The importance, as many in this thread have intimated, is to keep the connection alive. To remember that not only did this happen, but that it can happen again.

Heaven forfend.

brooke said...

i'm obviously late to this.. but i just discovered your blog..

i've been to yad vashem myself - last year when i visited palestine / israel. i've also read about the holocaust all my life, and in many ways i consider myself a zionist.. i believe the jews should have a homeland.
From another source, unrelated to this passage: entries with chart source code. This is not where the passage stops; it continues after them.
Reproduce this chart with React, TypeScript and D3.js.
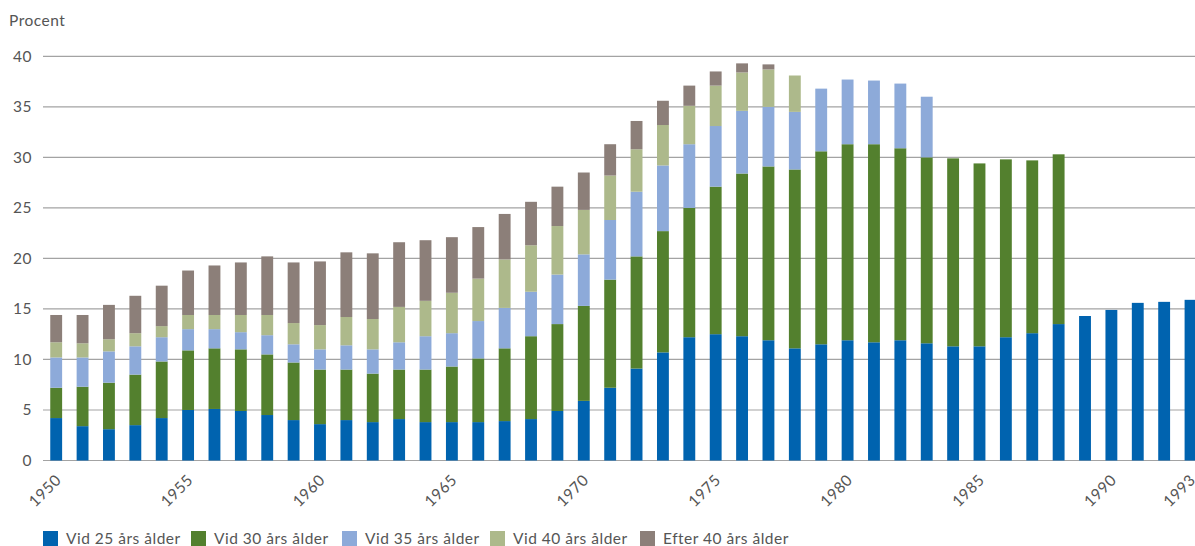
import React from 'react';
import * as d3 from 'd3';

const years = d3.range(1950, 1994);

const vid25 = [4.2, 3.4, 3.1, 3.5, 4.2, 5.0, 5.1, 4.9, 4.5, 4.0, 3.6, 4.0, 3.8, 4.1, 3.8, 3.8, 3.8, 3.9, 4.1, 4.9, 5.9, 7.2, 9.1, 10.7, 12.2, 12.5, 12.3, 11.9, 11.1, 11.5, 11.9, 11.7, 11.9, 11.6, 11.3, 11.3, 12.2, 12.6, 13.5, 14.3, 14.9, 15.6, 15.7, 15.9];
const vid30 = [3.0, 3.9, 4.6, 5.0, 5.6, 5.9, 6.0, 6.1, 6.0, 5.7, 5.4, 5.0, 4.8, 4.9, 5.2, 5.5, 6.3, 7.2, 8.2, 8.6, 9.4, 10.7, 11.1, 12.0, 12.8, 14.6, 16.1, 17.2, 17.7, 19.1, 19.4, 19.6, 19.0, 18.4, 18.6, 18.1, 17.6, 17.1, 16.8, 0, 0, 0, 0, 0];
const vid35 = [3.0, 2.9, 3.1, 2.8, 2.4, 2.1, 1.9, 1.7, 1.9, 1.8, 2.0, 2.4, 2.4, 2.7, 3.3, 3.3, 3.7, 4.0, 4.4, 4.9, 5.1, 5.9, 6.4, 6.5, 6.3, 6.0, 6.2, 5.9, 5.7, 6.2, 6.4, 6.3, 6.4, 6.0, 0, 0, 0, 0, 0, 0, 0, 0, 0, 0];
const vid40 = [1.5, 1.4, 1.2, 1.3, 1.1, 1.4, 1.4, 1.7, 2.0, 2.1, 2.4, 2.8, 3.0, 3.5, 3.5, 4.0, 4.2, 4.8, 4.6, 4.8, 4.4, 4.4, 4.2, 4.0, 3.8, 4.0, 3.8, 3.7, 3.6, 0, 0, 0, 0, 0, 0, 0, 0, 0, 0, 0, 0, 0, 0, 0];
const efter40 = [2.7, 2.8, 3.4, 3.7, 4.0, 4.4, 4.9, 5.2, 5.8, 6.0, 6.3, 6.4, 6.5, 6.4, 6.0, 5.5, 5.1, 4.5, 4.3, 3.9, 3.7, 3.1, 2.8, 2.4, 2.0, 1.4, 0.9, 0.5, 0, 0, 0, 0, 0, 0, 0, 0, 0, 0, 0, 0, 0, 0, 0, 0];

const seriesNames = ['Vid 25 års ålder', 'Vid 30 års ålder', 'Vid 35 års ålder', 'Vid 40 års ålder', 'Efter 40 års ålder'];
const seriesColors = ['#0063af', '#53802e', '#8daad9', '#adb98b', '#8c7f79'];
const yTicks = [0, 5, 10, 15, 20, 25, 30, 35, 40];
const xTickYears = [1950, 1955, 1960, 1965, 1970, 1975, 1980, 1985, 1990, 1993];

const W = 1195;
const H = 546;
const FONT = 'Lato, "Open Sans", sans-serif';

export default function App() {
  const keys = ['v25', 'v30', 'v35', 'v40', 'e40'];
  const cols = [vid25, vid30, vid35, vid40, efter40];
  const rows = years.map((y, i) => {
    const r: any = { year: y };
    keys.forEach((k, j) => (r[k] = cols[j][i]));
    return r;
  });
  const stacked = d3.stack<any>().keys(keys)(rows);

  const step = 26.38;
  const x = d3.scaleBand<number>()
    .domain(years)
    .range([43, 43 + years.length * step])
    .paddingInner(0.55)
    .paddingOuter(0.275);
  const y = d3.scaleLinear().domain([0, 40]).range([460.5, 56.3]);

  const txt = { fontSize: 15.5, fill: '#555', letterSpacing: 0.5 };

  return (
    <svg width={W} height={H} style={{ position: 'absolute', left: 0, top: 0, fontFamily: FONT }}>
      <text x={9} y={26} {...txt}>Procent</text>
      {yTicks.map(t => (
        <g key={t}>
          <line x1={43} x2={W} y1={y(t)} y2={y(t)} stroke="#a3a3a3" strokeWidth={1.2} />
          <text x={32} y={y(t)} dy="0.35em" textAnchor="end" {...txt}>{t}</text>
        </g>
      ))}
      {stacked.map((s, j) => (
        <g key={s.key} fill={seriesColors[j]}>
          {s.map((d, i) => (d[1] - d[0] > 0 ? (
            <rect key={i} x={x(years[i])} width={x.bandwidth()} y={y(d[1])} height={y(d[0]) - y(d[1])} />
          ) : null))}
        </g>
      ))}
      {xTickYears.map(yr => {
        const cx = (x(yr) as number) + x.bandwidth() / 2 + 6;
        return (
          <text key={yr} transform={`translate(${cx},${481}) rotate(-45)`} textAnchor="end" {...txt}>{yr}</text>
        );
      })}
      {seriesNames.map((n, j) => {
        const lx = [43, 191, 342, 490, 640][j];
        return (
          <g key={n}>
            <rect x={lx} y={531} width={15} height={15} fill={seriesColors[j]} />
            <text x={lx + 23} y={544} {...txt}>{n}</text>
          </g>
        );
      })}
    </svg>
  );
}
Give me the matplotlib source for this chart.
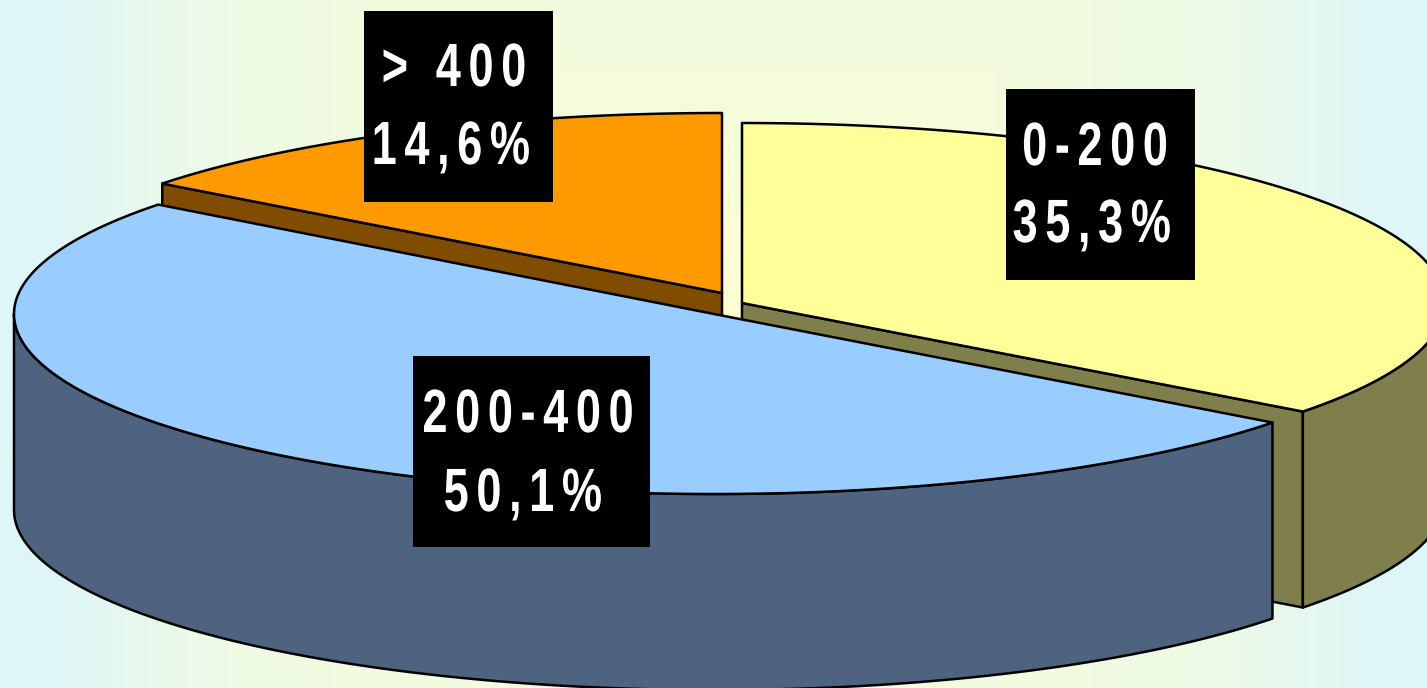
import numpy as np
import matplotlib
matplotlib.use("Agg")
import matplotlib.pyplot as plt
from matplotlib.patches import Polygon, Rectangle
from matplotlib.patheffects import AbstractPathEffect
from matplotlib.transforms import Affine2D

# slices, clockwise from 12 o'clock
ranges = ["0-200", "200-400", "> 400"]
percents = [35.3, 50.1, 14.6]
percent_labels = ["35,3%", "50,1%", "14,6%"]
top_colors = ["#FFFF99", "#99CCFF", "#FF9900"]
side_colors = ["#7F7F4C", "#4D6380", "#804D00"]

W, H = 1427, 688
DEPTH = 196
# ellipse centre and radii of each slice, pixels
centers = [(742, 303), (714, 314), (722, 293)]
radii = [(703, 180), (700, 180), (705, 180)]
# black label boxes: x0, y0, x1, y1
boxes = [(1006, 89, 1195, 280), (413, 356, 650, 547), (364, 11, 553, 202)]
# text anchors: (x, baseline y) for first and second line
line1 = [(1095, 165), (528, 432), (454, 86)]
line2 = [(1092, 242), (523, 511), (451, 164)]


class Narrow(AbstractPathEffect):
    # squeezes a text sideways around its anchor, no narrow font is installed
    def __init__(self, x, scale):
        super().__init__()
        self.x = x
        self.scale = scale

    def draw_path(self, renderer, gc, tpath, affine, rgbFace=None):
        squeeze = Affine2D().translate(-self.x, 0).scale(self.scale, 1).translate(self.x, 0)
        renderer.draw_path(gc, tpath, affine + squeeze, rgbFace)


def spaced(s):
    return "\u200a\u200a".join(s)


def arc(i, a0, a1):
    # a0, a1 in degrees, drawn through the tilted ellipse
    t = np.radians(np.linspace(a0, a1, 200))
    cx, cy = centers[i]
    rx, ry = radii[i]
    return np.column_stack([cx + rx * np.cos(t), cy - ry * np.sin(t)])


fig = plt.figure(figsize=(W / 100, H / 100), dpi=100)
ax = fig.add_axes([0, 0, 1, 1])
ax.set_xlim(0, W)
ax.set_ylim(H, 0)
ax.axis("off")

# background, pale yellow in the middle going to pale cyan at the sides
xx, yy = np.meshgrid(np.linspace(-1, 1, 720), np.linspace(-1, 1, 360))
d = np.maximum(np.abs(xx), 0.5 * np.abs(yy))
t = np.interp(d, [0, 0.5, 0.68, 0.8, 0.93], [0, 0.42, 0.55, 0.76, 1])
inner = np.array([255, 255, 208]) / 255
outer = np.array([223, 246, 247]) / 255
bg = inner + (outer - inner) * t[..., None]
ax.imshow(bg, extent=(0, W, H, 0), aspect="auto", zorder=0, interpolation="bilinear")

# start and end angle of each slice
ends = 90 - np.cumsum(percents) * 3.6
starts = np.r_[90, ends[:-1]]


def face(points, color, z):
    ax.add_patch(Polygon(points, closed=True, facecolor=color, edgecolor="black",
                         linewidth=1.8, joinstyle="round", zorder=z))


def cut_face(i, angle, z):
    a = arc(i, angle, angle)[0]
    c = np.array(centers[i], dtype=float)
    face([c, a, a + [0, DEPTH], c + [0, DEPTH]], side_colors[i], z)


def outer_wall(i, a0, a1, z):
    edge = arc(i, a0, a1)
    face(np.vstack([edge, edge[::-1] + [0, DEPTH]]), side_colors[i], z)


def top(i, z):
    edge = arc(i, starts[i], ends[i])
    face(np.vstack([centers[i], edge]), top_colors[i], z)


# orange at the back
cut_face(2, starts[2], 1)
top(2, 2)
# yellow to the right
cut_face(0, ends[0], 3)
outer_wall(0, ends[0], 0, 4)
top(0, 5)
# blue in front of both
outer_wall(1, starts[1], -180, 6)
top(1, 7)

fonts = ["Liberation Sans", "DejaVu Sans"]
for i in range(3):
    x0, y0, x1, y1 = boxes[i]
    ax.add_patch(Rectangle((x0, y0), x1 - x0, y1 - y0, facecolor="black",
                           edgecolor="none", zorder=8))
    for pos, s in ((line1[i], ranges[i]), (line2[i], percent_labels[i])):
        txt = ax.text(pos[0], pos[1], spaced(s), color="white", fontsize=44, weight="bold",
                      family=fonts, ha="center", va="baseline", zorder=9)
        txt.set_path_effects([Narrow(pos[0], 0.74)])

fig.savefig("out.png", dpi=100)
just after i went to yad vashem i went on a tour of east jerusalem, and got to hear about the conditions for the palestinians there, and i visited the wall, and i stayed in homes of palestinians in the west bank who's land has been taken by settlers, and heard stories about young school children who are afraid to go to sleep because the next day they have to walk by illegal israeli settlers who attack them on the way to school in the south hebron hills.

throughout all my years of reading about the holocaust i read "never again" and i agreed.. yes, never again. but it is happening in gaza, it is happening in the west bank. the land that yad vashem was built on was a palestinian village that was wiped off the map. never again- yet israel is doing it now.

i find it very sad that what people learn from oppressors is not how NOT to be, instead, how to oppress. this is what i witnessed in the land where christ walked (i am a protestant, of the liberal kind), where the israelites were lead to escape slavery in egypt. the land of palestine and israel is sacred, holy land - and yet is also one full of sadness, anger, and a 61 year al-nakba. yes, very sad.

therapydoc said...

Thanks so much for reading and for taking the time to write this, Brook.

But I have to ask, Did you ever SEE an Israeli shoot at an innocent child on his way to school?

I've been in similar situations, and never have. Some of us feel that the Arab world has done a much better public relations job on what goes on between the Palestinians and the Israelis, than the Jews.

Which is a really sad thing and is divisive and leads to hate.

ann said...

i was in yad vashem a year ago, 40 years since my first time there - these testaments are an obligation that must be passed down from generation to generation

i live in london - sixty years since the end of WWII has been a long time for the jews outside of israel to live in relative peace, but antisemitism has not lain dormant in europe all these years, it has simmered beneath the surface and can erupt at any time again - we cannot be complacent - we cannot forget - i for one am afraid, very afraid

brooke's comment saddens me - did she not visit sderot where israeli children only know life in an air-raid shelter - where rockets have been launched against them for years on a daily basis - did she know that when gush katif was handed back to the palestinians it was razed to the ground and turned into a rocket launch pad

the palestinians are not victims of the israelis, they are the victims of hamas who use and abuse them - they are scapegoats --- more palestinians were slaughtered in gaza at the hands of hamas than by israel

therapydoc said...

Thanks so much. We have it here, too. Just last week FD went to play basketball at the Jewish Community Center and the streets were blocked off-- bomb scare.